In Java, encode builds a StringBuilder: for each string str, append str.length() + "#" + str. Decode uses a similar pointer loop: int i = 0; List<String> res = new ArrayList<>(). While i < s.length(): find int j = s.indexOf('#', i); parse int len = Integer.parseInt(s.substring(i, j)); add s.substring(j + 1, j + 1 + len) to res; set i = j + 1 + len. Return res. Both Java and Python solutions achieve O(n) time complexity and O(1) extra space beyond the output.
The overall space complexity is O(n) for the encoded string in encode, and O(n) for the decoded list in decode — both are unavoidable since the output must contain all the input characters. There is no intermediate data structure beyond the output itself and the pointer variable i.

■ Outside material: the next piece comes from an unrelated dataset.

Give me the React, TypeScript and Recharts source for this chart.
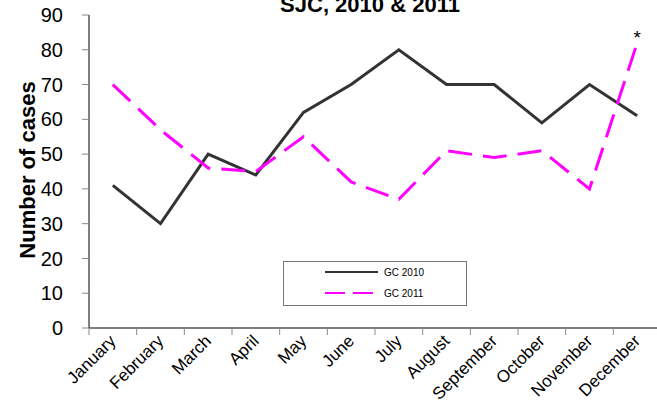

Use str.find("#", i) Not split("#") for Decoding
Use str.find("#", i) not split("#") for decoding since the content itself may contain "#". Calling s.split("#") on an encoded string like "3#a#b2#cd" produces ["3", "a", "b2", "cd"] — four pieces, not two — and loses the structure entirely. Always use find with a start offset equal to the current pointer position i so you locate only the length-body separator, not any "#" inside a string body.